Ward retires after 44 years working with electricity
Mark Friedel Staff Reporter
After 44 years of working in electricity, 19 with the City of Claremore, Supervisor of Operations Jim Ward is set to retire.
Ward has made contributions to the utilities and the community.
He received the 2008 meritorious service award by Municipal Electric Systems of Oklahoma, as well as numerous other awards with the electric department.
In June, Claremore Electric employees received their sixth Municipal Electrical Systems of Oklahoma Award in 10 years.
The award is given for workers’ outstanding achievement in electric operations and safety.
At one time, Ward managed as the Claremore Electric Department’s director of utilities.
“It was a job I was asked to take. At first I didn’t want it, but then went back a few days later and accepted,” said Ward.
He said he remained director for about three years until he was asked to step down.
A few years later, he again had the opportunity to become director of utilities, but wanted to stay where he was as supervisor.
“I found myself more suited in working with others, rather than working in management. I was fine with getting jobs together and lining out crews, finding work for them to do.”
Ward began his city electric career as an apprentice in January 1969 in Stillwater. He worked there for four years before moving to Cleveland.
“Guys today have to go through four years of schooling to become a journeyman lineman. When I started there was no schooling,” he said. “It wasn’t until I got to Indian Electric in Cleveland that I realized I needed to learn more. I learned most of what I needed to know by asking questions one-on-one with my supervisor.”
After becoming a 4th-year apprentice at Indian Electric, Ward was told he would receive a raise by his supervisor.
“I did receive a raise, but it wasn’t as much as what the other journeyman were making with the same amount of training,” he said.
Ward never did ask for his additional raise, instead other workers told the supervisor that the company should be paying him more.
“If there’s one thing about me that’s different from people I worked with, it’s that I never complained to management about how much I was making,” he said.
Ward worked for Indian Electric for 18 years, then moved to Skiatook for two years, before settling in Claremore.
“For a fella that had a fear of heights, I’ve come a long way. I never really did overcome that fear, even after climbing 90-foot poles,” said Ward.

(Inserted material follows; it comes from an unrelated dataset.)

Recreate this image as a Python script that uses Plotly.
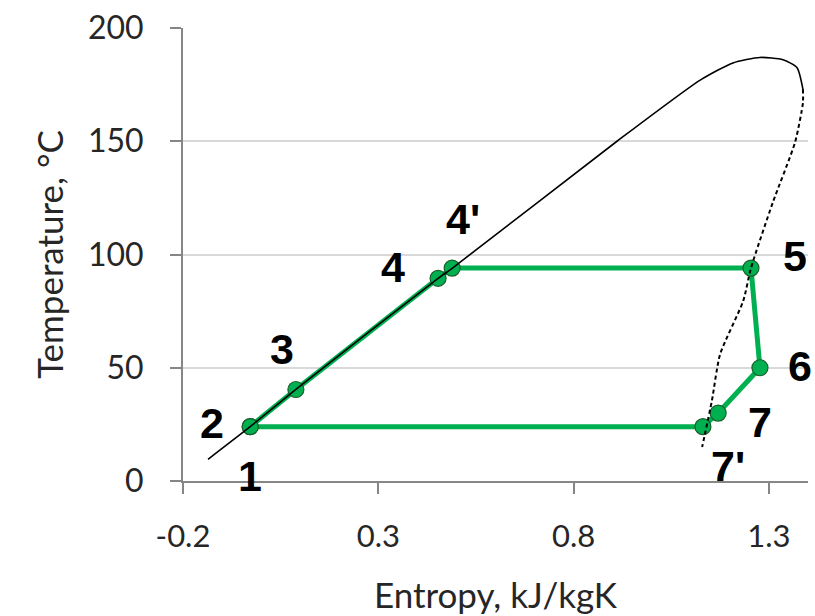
import plotly.graph_objects as go

# State points of the cycle
labels = ["1", "2", "3", "4", "4'", "5", "6", "7", "7'"]
s_pts = [-0.028, -0.028, 0.089, 0.453, 0.489, 1.254, 1.277, 1.170, 1.131]
T_pts = [24, 24, 40.4, 89.5, 94, 94, 50, 30, 24]

# Cycle path order (indices into state points)
cycle_order = [1, 2, 3, 4, 5, 6, 7, 8, 1]

# Saturation curve: liquid side (solid) and vapour side (dashed)
s_liq = [-0.136, -0.028, 0.089, 0.453, 0.489, 0.911, 1.124, 1.208, 1.277, 1.336, 1.372, 1.387]
T_liq = [9.6, 24, 40.4, 89.5, 93.9, 150, 177, 184.6, 187, 186, 182.5, 173]
s_vap = [1.387, 1.387, 1.367, 1.31, 1.254, 1.234, 1.175, 1.154, 1.129]
T_vap = [173, 167, 149.6, 123, 94, 79.4, 56, 35.5, 15]

# Label offsets in pixels (x, y)
label_shift = [(0, -49), (-38, 4), (-14, 40), (-45, 11), (11, 49), (44, 12), (40, 2), (42, -9), (25, -39)]

x_ticks = [-0.2, 0.3, 0.8, 1.3]
y_ticks = [0, 50, 100, 150, 200]

green = "#00b050"

fig = go.Figure()
fig.add_trace(go.Scatter(
    x=[s_pts[i] for i in cycle_order], y=[T_pts[i] for i in cycle_order],
    mode="lines+markers",
    line=dict(color=green, width=5),
    marker=dict(size=16, color=green, line=dict(color="#1a5e2a", width=1.2)),
    showlegend=False, hoverinfo="skip"))
fig.add_trace(go.Scatter(
    x=s_liq, y=T_liq, mode="lines",
    line=dict(color="black", width=1.6, shape="spline", smoothing=0.6),
    showlegend=False))
fig.add_trace(go.Scatter(
    x=s_vap, y=T_vap, mode="lines",
    line=dict(color="black", width=2, dash="4px,3px", shape="spline", smoothing=0.6),
    showlegend=False))

for lab, s, T, (dx, dy) in zip(labels, s_pts, T_pts, label_shift):
    fig.add_annotation(x=s, y=T, text="<b>" + lab + "</b>", showarrow=False, xshift=dx, yshift=dy,
                       font=dict(family="Liberation Sans", size=43, color="black"))

fig.update_layout(
    width=815, height=616,
    margin=dict(l=183, r=7, t=25, b=135),
    plot_bgcolor="white", paper_bgcolor="white",
    font=dict(family="Lato", color="#262626"),
)
fig.update_xaxes(
    range=[-0.2, 1.4], tickvals=x_ticks, ticktext=[str(v) for v in x_ticks],
    showgrid=False, zeroline=False,
    showline=True, linecolor="#868686", linewidth=2,
    ticks="outside", ticklen=11, tickcolor="#868686", tickwidth=2,
    tickfont=dict(size=31, family="Lato", color="#262626"),
    ticklabelstandoff=16,
    title=dict(text="Entropy, kJ/kgK", font=dict(size=35, family="Lato", color="#262626"), standoff=30),
)
fig.update_yaxes(
    range=[0, 200], tickvals=y_ticks,
    showgrid=True, gridcolor="#d9d9d9", gridwidth=2, zeroline=False,
    showline=True, linecolor="#868686", linewidth=2,
    ticks="outside", ticklen=11, tickcolor="#868686", tickwidth=2,
    tickfont=dict(size=32, family="Lato", color="#262626"),
    ticklabelstandoff=20,
    title=dict(text="Temperature, °C", font=dict(size=35, family="Lato", color="#262626"), standoff=14),
)

fig.write_html("out.html")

“There’s an old saying in line work, ‘The money’s at the top of the pole.’ If a fella’s going to be a lineman, he’s going to need to climb and work a pole.”
He said back when he started, lineman didn’t have a bunch of bucket trucks, they just worked off the pole.
“With all of the bucket trucks now, climbing a pole is somewhat rare, but safety is still a priority. Our employees complete safety reviews before each job,” he said.
Ward said he’ll miss working in electric; however he won’t miss customer complaints due to flickering and power outages.
“Claremore hasn’t been as bad with complaints as other cities I’ve worked in. We have a good system here, it’s just that people recognize the flickering more because more electronics are being used,” he said.
As for plans after retirement, Ward will take two weeks vacation and then see what comes after that. His wife and him plan to visit family in North Carolina and Stillwater, as well as spend more time with grandchildren.
With two grandchildren in Claremore, Ward said his wife and him have no plans to move anytime soon.